Participating designers include Maggie Marilyn, Alice McCall, Albus Lumen, Ginger & Smart, Romance Was Born, Bassike, Christopher Esber, Christian Kimber, Macgraw, KitX, Oroton, Bondi Born, White Sands, Aqua Blu and newcomers including Auteur, Jordan Dalah and Jordan Gogos. Twelve Indigenous designers, including Maara Collective, Ngali and Liandra Swim, will appear in two separate Indigenous showcases.

Dalah, a 2017 graduate of London’s Central Saint Martins, who already sells internationally and has been awarded an Afterpay scholarship and mentorship program, will open the show schedule on May 31, following a traditional Indigenous Welcome to Country.

Newcomer Jordan Dalah, a graduate of London’s Central Saint Martins, will open the event’s show schedule on May 31. 

While most designers will present wholesale collections, eight are staging see now, buy now shows as part of IMG’s “Afterpay Australian Fashion Week: The Experience” ticketed consumer program.

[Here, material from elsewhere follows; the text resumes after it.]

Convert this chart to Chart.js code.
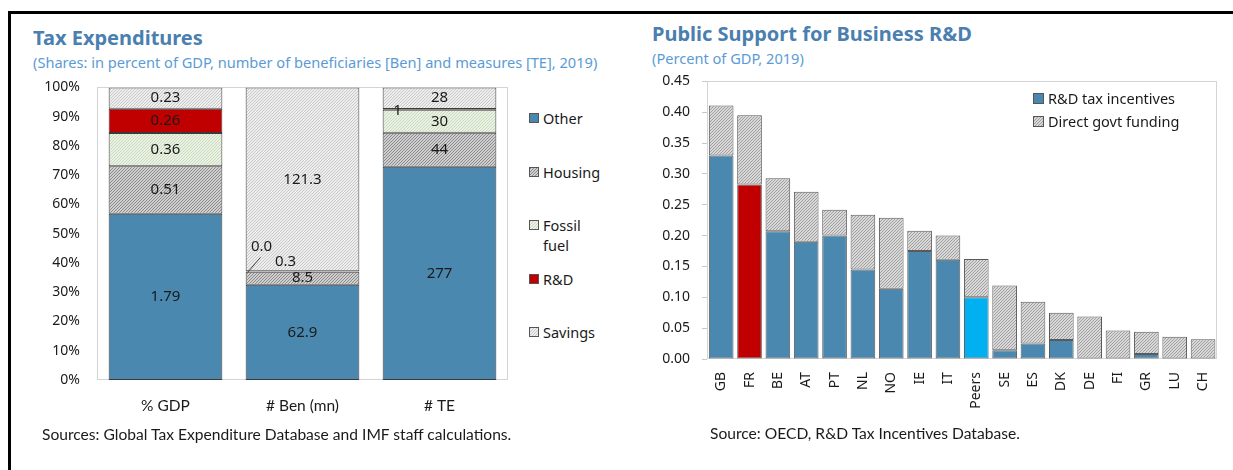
<!DOCTYPE html>
<html><head><meta charset="utf-8">
<script src="https://cdn.jsdelivr.net/npm/chart.js@4.4.1/dist/chart.umd.min.js"></script>
<style>
html,body{margin:0;padding:0;background:#fff;width:1233px;height:470px;overflow:hidden;font-family:"Noto Sans",sans-serif;position:relative;}
#frameTop{position:absolute;left:8px;top:11px;width:1225px;height:3px;background:#000;}
#frameLeft{position:absolute;left:8px;top:11px;width:3px;height:459px;background:#000;}
.title{position:absolute;font-weight:bold;font-size:20px;line-height:24px;color:#4a7fb0;white-space:nowrap;}
.sub{position:absolute;font-size:14.6px;line-height:20px;color:#5b9bd5;white-space:nowrap;}
.src{position:absolute;font-family:Lato,sans-serif;font-size:15.6px;line-height:20px;color:#1a1a1a;white-space:nowrap;}
.cw{position:absolute;}
.leg{position:absolute;font-size:14.5px;line-height:20px;color:#1a1a1a;white-space:nowrap;}
.leg canvas{position:absolute;left:0;top:5px;}
.leg span{position:absolute;white-space:nowrap;}
</style>
</head>
<body>
<div id="frameTop"></div><div id="frameLeft"></div>

<div class="title" style="left:33px;top:26px;">Tax Expenditures</div>
<div class="sub" style="left:33px;top:52px;">(Shares: in percent of GDP, number of beneficiaries [Ben] and measures [TE], 2019)</div>
<div class="title" style="left:652px;top:22px;">Public Support for Business R&amp;D</div>
<div class="sub" style="left:652px;top:48px;">(Percent of GDP, 2019)</div>

<div class="cw" style="left:0px;top:62px;width:520px;height:368px;"><canvas id="c1"></canvas></div>
<div class="cw" style="left:630px;top:61px;width:603px;height:349px;"><canvas id="c2"></canvas></div>

<div id="leg1"></div>
<div id="leg2"></div>

<div class="src" style="left:42px;top:424px;">Sources: Global Tax Expenditure Database and IMF staff calculations.</div>
<div class="src" style="left:710px;top:423px;">Source: OECD, R&amp;D Tax Incentives Database.</div>

<script>
// ---------- Data: left chart (Tax Expenditures) ----------
const teCategories = ['% GDP', '# Ben (mn)', '# TE'];
const teSeriesNames = ['Other', 'Housing', 'Fossil fuel', 'R&D', 'Savings'];
const teOther   = [1.79, 62.9, 277];
const teHousing = [0.51, 8.5, 44];
const teFossil  = [0.36, 0.3, 30];
const teRnD     = [0.26, 0.0, 1];
const teSavings = [0.23, 121.3, 28];
const teDecimals = [2, 1, 0];
const pctTicks = [0,10,20,30,40,50,60,70,80,90,100];

// ---------- Data: right chart (Public Support for Business R&D) ----------
const rdCountries = ['GB','FR','BE','AT','PT','NL','NO','IE','IT','Peers','SE','ES','DK','DE','FI','GR','LU','CH'];
const rdTaxIncentives = [0.330,0.283,0.207,0.190,0.200,0.145,0.114,0.175,0.161,0.100,0.014,0.025,0.031,0.000,0.000,0.008,0.000,0.000];
const rdDirectFunding = [0.081,0.112,0.086,0.081,0.042,0.089,0.115,0.033,0.039,0.062,0.105,0.068,0.044,0.069,0.046,0.036,0.036,0.032];
const rdSeriesNames = ['R&D tax incentives', 'Direct govt funding'];

// ---------- Styles ----------
const FONT = '"Noto Sans", sans-serif';
const BLUE = '#4a88af';
function hatch(bg, fg, step) {
  const c = document.createElement('canvas');
  c.width = step; c.height = step;
  const x = c.getContext('2d');
  x.fillStyle = bg; x.fillRect(0,0,step,step);
  x.fillStyle = fg;
  for (let i = 0; i < step; i++) x.fillRect(i, step-1-i, 1, 1);
  return x.createPattern(c, 'repeat');
}
const patHousing = hatch('#cfcfcf', '#8a8a8a', 3);
const patFossil  = hatch('#eaf2e2', '#cbd8c2', 3);
const patSavings = hatch('#eeeeee', '#c8c8c8', 3);
const patDirect  = hatch('#d8d8d8', '#a0a0a0', 3);
const teFills = [BLUE, patHousing, patFossil, '#c00000', patSavings];
const rdHighlight = {FR: '#c00000', Peers: '#00b0f0'};

// label layout tweaks (series index, category index)
const teLabelTweaks = {
  '3,1': {dx: -41, dy: -25, leader: true},
  '2,1': {dx: -17, dy: -10},
  '3,2': {dx: -42, dy: 1}
};

// ---------- Left chart ----------
const teRaw = [teOther, teHousing, teFossil, teRnD, teSavings];
const teTotals = teCategories.map((_, i) => teRaw.reduce((s, a) => s + a[i], 0));
const teShares = teRaw.map(a => a.map((v, i) => v / teTotals[i] * 100));

const framePlugin = {
  id: 'frame',
  beforeDatasetsDraw(chart) {
    const a = chart.chartArea, ctx = chart.ctx;
    ctx.save(); ctx.strokeStyle = '#d4d4d4'; ctx.lineWidth = 1;
    ctx.strokeRect(Math.round(a.left)+0.5, Math.round(a.top)+0.5, Math.round(a.right-a.left)-1, Math.round(a.bottom-a.top)-1);
    ctx.restore();
  }
};

const teLabelPlugin = {
  id: 'teLabels',
  afterDatasetsDraw(chart) {
    const ctx = chart.ctx;
    ctx.save();
    ctx.font = '15px ' + FONT;
    ctx.fillStyle = '#1a1a1a';
    ctx.textAlign = 'center'; ctx.textBaseline = 'middle';
    chart.data.datasets.forEach((ds, di) => {
      const meta = chart.getDatasetMeta(di);
      meta.data.forEach((bar, i) => {
        const txt = teRaw[di][i].toFixed(teDecimals[i]);
        let x = bar.x, y = (bar.y + bar.base) / 2;
        const t = teLabelTweaks[di + ',' + i];
        if (t) {
          if (t.leader) {
            ctx.save(); ctx.strokeStyle = '#404040'; ctx.lineWidth = 1;
            ctx.beginPath(); ctx.moveTo(x - bar.width/2 + 2, y + 1); ctx.lineTo(x + t.dx - 1, y + t.dy + 11); ctx.stroke();
            ctx.restore();
          }
          x += t.dx; y += t.dy;
        }
        ctx.fillText(txt, x, y);
      });
    });
    ctx.restore();
  }
};

new Chart(document.getElementById('c1'), {
  type: 'bar',
  data: {
    labels: teCategories,
    datasets: teSeriesNames.map((n, k) => ({
      label: n, data: teShares[k], backgroundColor: teFills[k],
      borderColor: '#3a3a3a', borderWidth: 1, borderSkipped: false,
      barPercentage: 0.83, categoryPercentage: 1.0
    }))
  },
  options: {
    responsive: true, maintainAspectRatio: false, animation: false,
    layout: {padding: {top: 16, right: 12, left: 0, bottom: 0}},
    plugins: {legend: {display: false}, tooltip: {enabled: false}},
    scales: {
      x: {
        stacked: true,
        grid: {display: false, drawTicks: false},
        border: {display: false},
        ticks: {padding: 17, color: '#1a1a1a', font: {family: 'Lato, sans-serif', size: 15.5}},
        afterFit: s => { s.height = 50; }
      },
      y: {
        stacked: true, min: 0, max: 100,
        grid: {display: false, drawTicks: false},
        border: {display: false},
        afterBuildTicks: s => { s.ticks = pctTicks.map(v => ({value: v})); },
        ticks: {padding: 17, color: '#1a1a1a', font: {family: FONT, size: 14}, callback: v => v + '%'},
        afterFit: s => { s.width = 97; }
      }
    }
  },
  plugins: [framePlugin, teLabelPlugin]
});

// ---------- Right chart ----------
new Chart(document.getElementById('c2'), {
  type: 'bar',
  data: {
    labels: rdCountries,
    datasets: [
      {label: rdSeriesNames[0], data: rdTaxIncentives,
       backgroundColor: rdCountries.map(c => rdHighlight[c] || BLUE),
       borderColor: '#5a5a5a', borderWidth: 1, borderSkipped: false,
       barPercentage: 0.87, categoryPercentage: 1.0},
      {label: rdSeriesNames[1], data: rdDirectFunding,
       backgroundColor: patDirect,
       borderColor: '#5a5a5a', borderWidth: 1, borderSkipped: false,
       barPercentage: 0.87, categoryPercentage: 1.0}
    ]
  },
  options: {
    responsive: true, maintainAspectRatio: false, animation: false,
    layout: {padding: {top: 11, right: 5, left: 0, bottom: 0}},
    plugins: {legend: {display: false}, tooltip: {enabled: false}},
    scales: {
      x: {
        stacked: true,
        grid: {display: false, drawTicks: false},
        border: {display: false},
        ticks: {padding: 13, minRotation: 90, maxRotation: 90, autoSkip: false, color: '#1a1a1a', font: {family: FONT, size: 14}},
        afterFit: s => { s.height = 51; }
      },
      y: {
        stacked: true, min: 0, max: 0.45,
        grid: {display: true, drawOnChartArea: false, drawTicks: true, tickLength: 5, color: '#c8c8c8'},
        border: {display: false},
        ticks: {stepSize: 0.05, padding: 12, color: '#1a1a1a', font: {family: FONT, size: 14}, callback: v => v.toFixed(2)},
        afterFit: s => { s.width = 77; }
      }
    }
  },
  plugins: [framePlugin]
});

// ---------- Legends (HTML) ----------
function swatch(fill, size) {
  const c = document.createElement('canvas');
  c.width = size; c.height = size;
  const x = c.getContext('2d');
  x.fillStyle = fill; x.fillRect(0,0,size,size);
  x.strokeStyle = '#555'; x.lineWidth = 1; x.strokeRect(0.5,0.5,size-1,size-1);
  return c;
}
function legendItem(parent, left, top, fill, text, size) {
  const d = document.createElement('div');
  d.className = 'leg';
  d.style.left = left + 'px'; d.style.top = top + 'px';
  d.appendChild(swatch(fill, size));
  const s = document.createElement('span');
  s.style.left = (size + 4) + 'px'; s.style.top = '0px';
  s.innerHTML = text;
  d.appendChild(s);
  parent.appendChild(d);
}
const leg1 = document.getElementById('leg1');
const leg1Y = [108, 162, 215, 269, 322];
teSeriesNames.forEach((n, k) => {
  const name = n === 'Fossil fuel' ? 'Fossil<br>fuel' : n.replace('&', '&amp;');
  legendItem(leg1, 529, leg1Y[k], teFills[k], name, 10);
});
const leg2 = document.getElementById('leg2');
legendItem(leg2, 1033, 88, BLUE, rdSeriesNames[0].replace('&','&amp;'), 11);
legendItem(leg2, 1033, 111, patDirect, rdSeriesNames[1], 11);
</script>
</body></html>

The event’s digital program has been dramatically expanded for 2021.

Similar to what IMG unveiled last year with NYFW: The Shows, all on-site shows and the event’s talks program will be live streamed via IMG’s OTT platform Ausfw.com, which will offer 24-7 on-demand access to a library of fashion content. All off-site shows will appear on the platform within four hours.

In a first for IMG at any of its events, the company is partnering with an external virtual showroom specialist: Ordre.com, which was also founded by Australian Fashion Week founder Simon Lock.

Via an extension to its year-old AFC Virtual on Ordre program, which launched last May in collaboration with the Australian Fashion Council, to help designers sell their collections after AAFW’s resort 2021 showcase was canceled: Ordre is offering more than 20 AAFW designers their own virtual showrooms. IMG will promote the showrooms through the event’s website and social channels as well as its business-to-business database, in a bid to facilitate engagement with international buyers, none of whom can physically attend the event this year due to Australia’s borders still being closed.

Just as IMG waived participation costs for designers this year, Ordre is also underwriting all costs for AAFW designers showing on its platform. The AAFW showrooms will promote 10 key looks from each designer’s collection, shot with Ordre’s new Orb360º Video technology — an extension of the company’s original Orb360º Images tech.

Ordre will promote the AAFW virtual showrooms to its 3,000-strong global network of retail organizations — and notably, a core of 300 international retailers from 28 countries that Ordre has identified as having a particular interest in Australian fashion. They include Net-a-porter, Shinsegae International, Intermix, MyTheresa and Joyce Boutiques.

Over the past year, Ordre has been involved with London and Milan fashion weeks, however the AAFW tie-in will be the company’s most coordinated partnership with an event organizer to date according to Lock.

“The other major fashion weeks in London, Paris, Milan and New York have obviously done a lot to livestream the content they’ve done with designers, but they’ve had very little engagement to drive buyer traffic back to virtual showrooms. And I think that’s what marks this project out from the others, in that it’s integrated,” said Lock.

He added, “Fashion weeks are becoming more multifaceted than they once were and I think that’s extremely important and I’m really proud to see the way that Australian Fashion Week has morphed for its 25th edition.”